With lucid analysis and engaging storytelling, USA Today senior diplomatic correspondent Barbara Slavin portrays the complex love-hate relationship between Iran and the United States. She takes into account deeply imbedded cultural habits and political goals to illuminate a struggle that promises to remain a headline story over the next decade. In this fascinating look, Slavin provides details of thwarted efforts at reconciliation under both the Clinton and Bush presidencies and opportunities rebuffed by the Bush administration in its belief that invading Iraq would somehow weaken Iran's Islamic government. Yet despite the dire situation in Iraq, the Bush administration appears to be building a case for confrontation with Iran based on the same three issues it used against Saddam Hussein's regime: weapons of mass destruction, support for terrorism, and repression of human rights. The U.S. charges Iran is supporting terrorists inside and outside Iraq and is repressing its own people who, in the words of U.S. officials, "deserve better." Slavin believes the U.S. government may be suffering from the same lack of understanding and foresight that led it into prolonged warfare in Iraq.
One of the few reporters to interview Iranian president, Mahmoud Ahmadinejad, as well as his two predecessors and scores of ordinary Iranians, Slavin gives insight into what the U.S. government may not be taking into account. She portrays Iran as a country that both adores and fears America and has a deeply rooted sense of its own historical and regional importance. Despite government propaganda that portrays the U.S. as the "Great Satan," many Iranians have come to idolize staples of American pop culture while clinging to their own traditions. This is clearly not a relationship to be taken a face value. The interplay between the U.S. and Iran will only grow more complex as Iran moves toward becoming a nuclear power. Distrustful of each other's intentions yet longing at some level to reconcile, neither Tehran nor Washington know how this story will end.
The American-Iranian relationship has been fraught for years indeed, for far longer than most Americans realize USA Today diplomatic correspondent Slavin shows.
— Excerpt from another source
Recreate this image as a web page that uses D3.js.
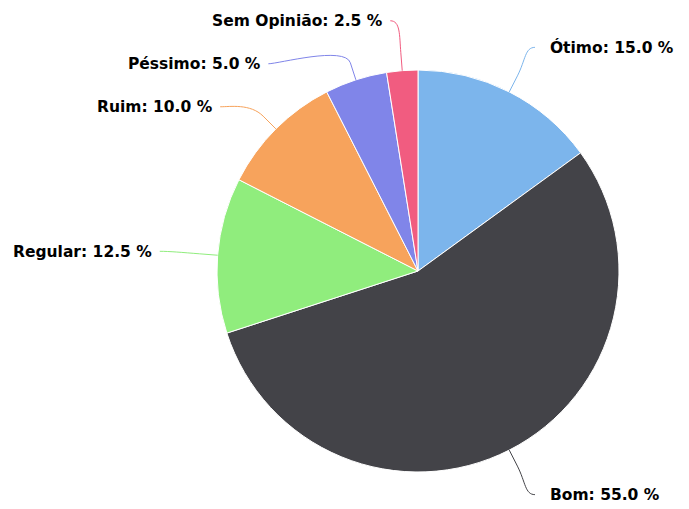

Interweaving history with current events, she demonstrates how decades-old American perfidy continues to color Iranian expectations, much as the 1979 hostage crisis continues to affect Americans today. Without losing sight of the brutality with which the Islamic Republic was established and is often maintained Slavin skillfully presents its surprisingly multifaceted culture and political establishment, where mullahs are sometimes on the side of reform, and Western-minded businessmen might support systematic corruption and repression. The driving theme, however, is one of decades of missed opportunities, on both sides, to achieve rapprochement. Providing little-known details of the various contacts and arguments both between and within the American and Iranian leaderships, Slavin argues that the Bush administration badly misjudged Iran's leadership; by the time it offered to talk with Iran about its nuclear program, "Iran had been so emboldened by other U.S. policies that it felt little pressure or inclination to accept." This articulate study helps clear the fog between two nations that have long and systematically demonized each other.